旧櫛引町は果樹栽培が盛んで、柿は1980年に「櫛引の木」として制定されたほどなじみが深い。庄内柿については、渋抜きの後に形の悪いものは「はじき」と呼ばれ流通から除かれる。このはじきを「加工品開発できないか」という生産者の声が10年以上前からあった。
しかし、柿は渋抜きしても加熱すると含有成分の影響で「渋戻り」を引き起こすことから、製品化に至っていなかった。あぐり加工室の三浦昭三加工主任によると、「3年前にも果汁飲料の開発を試みたが、どうしても渋戻りが壁となり、一時は開発を断念した」という。
その1年後、加工者の新製品開発を支援する庄内総合支庁の「庄内ふるさと活性化事業」の一環で、新潟県央研究所の古田道夫さんをアドバイザーに迎えて開かれた研修会が製品化成功の大きな契機となった。古田さんは柿渋の活用法に長年取り組み、新潟県で柿を利用した製品の開発にも携わった「柿渋」の専門家。古田さんから「渋戻り現象は解決できる」というアドバイスを受け、再び果汁飲料の開発が始まった。
間もなく渋抜きに成功し、その後は味や色合いの研究と試作を重ね、今年10月末に果汁飲料が完成、先月29日に鶴岡市のいこいの村庄内で開かれた農産加工食品の開発検討会で披露された。ドリンクは関係者の注目を集め、10月に入ってから県内各地の業者などから流通時期などについて問い合わせが来ているという。
三浦主任は「柿はビタミンCを多く含んでおり、風邪予防や血管の老化防止、美肌などに効果がある。
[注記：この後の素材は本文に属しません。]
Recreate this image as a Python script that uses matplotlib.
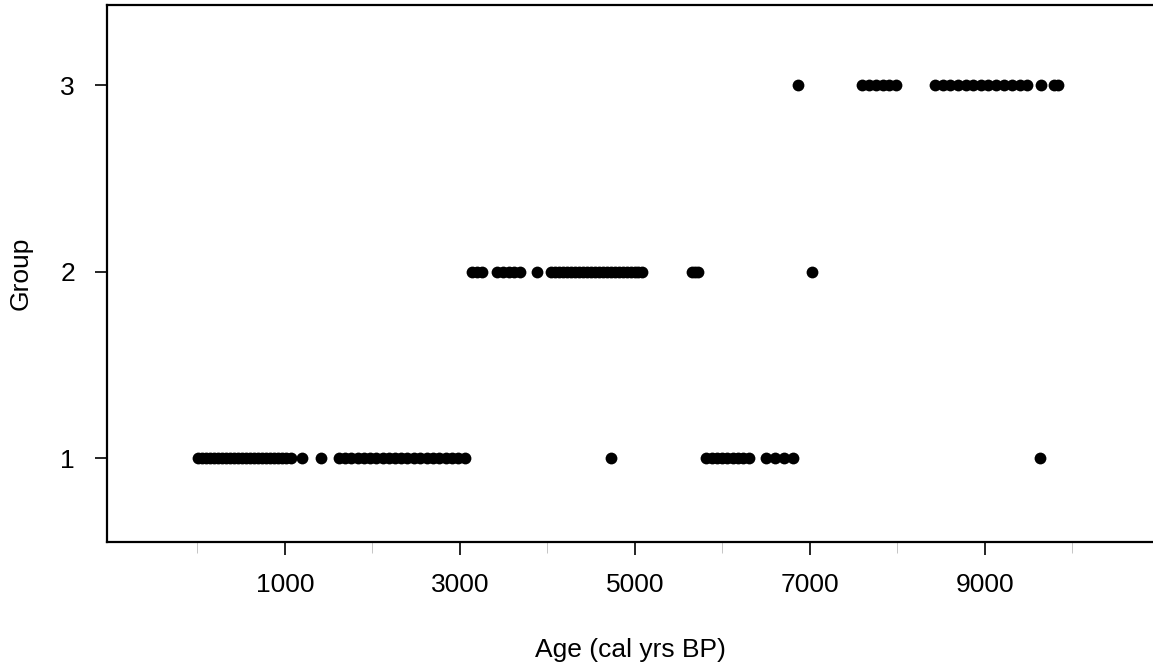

健康飲料としても良いでは」とし、「渋抜きの技術は一番苦労しており、最大の企業秘密なので教えることはできないが、古田さんから『柿はかんきつ類と合う』とアドバイスを受け、地元産の梅を加えて味を整えた」と、ドリンクの特長について話す。
今年度は瓶入りのドリンク(360ミリリットル、380円)を200本、ジャム(150グラム、300円)を200個、限定生産しており、本格的な生産は来年度からの予定。いずれもあぐりでの販売が中心となる。
同組合では今後も製品改良を続け、価格を下げることや二次加工による新商品開発なども検討しているという。三浦さんは「製品化の成功は組合員たちや加工室の職員などみんなの協力で果たしたもの。リンゴやナシなどと合わせ、櫛引産のフルーツの味を多くの人に味わってもらいたい」と話していた。